Тогда еще одна версия. Где бессильны политологический анализ и цифирь социологии, выручает литература. Антипедофильская истерия в российском обществе, восходящая ныне до высоких степеней безумства, может иметь объяснением такой вот, чрезвычайно похвальный, нравственный идеал от одного из первых лиц государства.

Очевиден не столько общественный спрос на борьбу с педофилами, сколько – властный – на активную педофильскую компанейщину (насколько, что братва в местах заключения, говорят, фигурантов соответствующих статей практически не щемит до подробного анализа обстоятельств).

Многочисленные "кибердружины" по выявлению потенциальных преступников в Интернете, добровольные помощники антипедофильской партии по преследованию злоумышленников уже в реале… Когда запретных сладострастников выманивают "на встречу" фотоизображением юного существа и непотребным сюсюканьем. После чего "педофилы" бывают либо биты, либо опозорены.

Здесь меня, однако, интересуют соображения чисто, так сказать, литературного свойства. Ведь не в режиме сетевого монолога гадкие извращенцы объясняются в гнусных похотях? Надо думать, эти пуганые вороны клюют на определенный словарь и стилистику собеседования… Ведутся.

Вспоминается Лев Толстой, прочитавший "Яму" Куприна и заключивший, что автор получает свое удовольствие от описания бордельной экзотики (ну, это Лев Николаевич "Суламифь" не прочел, не успел). Куприн, положим, не особо смаковал проституточные труды и дни, но ведь и граф бывал в таких случаях не по-старчески чуток.

А вот Пазолини, конечно, в "Сало, или 120 днях Содома" очень страстно фашизм разоблачал.

Надо, кстати, заметить: Натан Дубовицкий в этом своем тексте необычайно в вопросах секса, как дон Корлеоне, целомудрен – и взрослой-то эротики в МиВ не найти с красным фонарем, сплошь констатация нелепых связей.

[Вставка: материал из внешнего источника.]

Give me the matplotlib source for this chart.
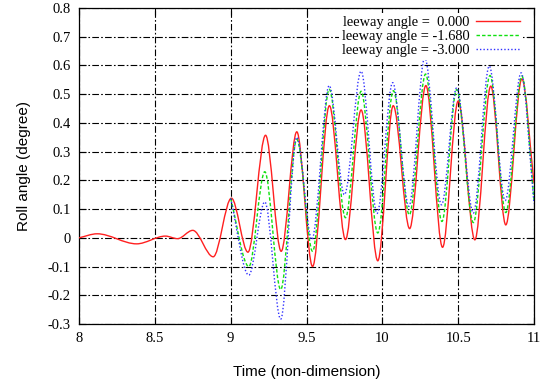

Дети же, равно как отношение к ним, описываются исключительно возвышенно: "Велик и чужому человеку показался бы ангелом, а уж для родного отца он был целый рай".

Между тем моего приятеля, молодого кандидата философии, едва не вытолкали с кафедры за то, что, разбирая с первокурсниками "Пир" Платона, объяснял: однополая любовь старших античных мужчин к младшим была для того времени… ну да, нормой.

Не все, что написано у Платона, сказали ему, уместно давать современным детям. А относительно нынешнего времени добавили: атмосфера такая.

Все верно: ради хорошего русского романа можно и атмосферу потерпеть.

Без надежды и любви. О романе Александра Снегирева "Вера"

Компактный роман-притча. В традициях Андрея Платонова (похоже, это самый главный для Александра русский автор, слышатся мотивы "Фро" и "Счастливой Москвы") и Фридриха Горенштейна. Про традицию Виктора Ерофеева говорить не стану, ибо нет такой традиции, а есть пиар, несколько проржавевший в былых боях.

Если из триады Вера – Надежда – Любовь вычленить фигуру, наиболее адекватную России во всех ее временах и пространствах, это будет, конечно, Вера.

Верой зовут и главную героиню – возраст которой приближается к неумолимому женскому сороковнику на фоне ста лет одиночества и ее, и всего семейства, и всей, естественно, страны Россия. Вера – москвичка во втором поколении, блондинка, увядающая красотка и полуеврейка. Ни семьи, ни дома, есть только дверь за ковром, не из Хаксли – Моррисона, а скорее из русской народной психоделии и детских страхов. Равно и в качестве жутковатой метафоры отечественно-семейной истории. Тоже все знаково.

Отправная летописная точка, пункт "А" – Великая война ("самая страшная в истории человечества", – очень серьезно повторяет Снегирев известную аттестацию). С дородовой памятью 37-го года, в котором Верин отец получил имя Сулейман, в честь "великого лезгинского поэта", в тот важный год и скончавшегося. Надо сказать, Снегирев вообще исторически чуток: вся современная Россия – это Россия послевоенная, и чем дальше ВОВ, тем сильней ощущение смертной и кровной с ней связи, протекающей глубоко параллельно не столько историческому, сколько истерическому пропагандистскому мейнстриму.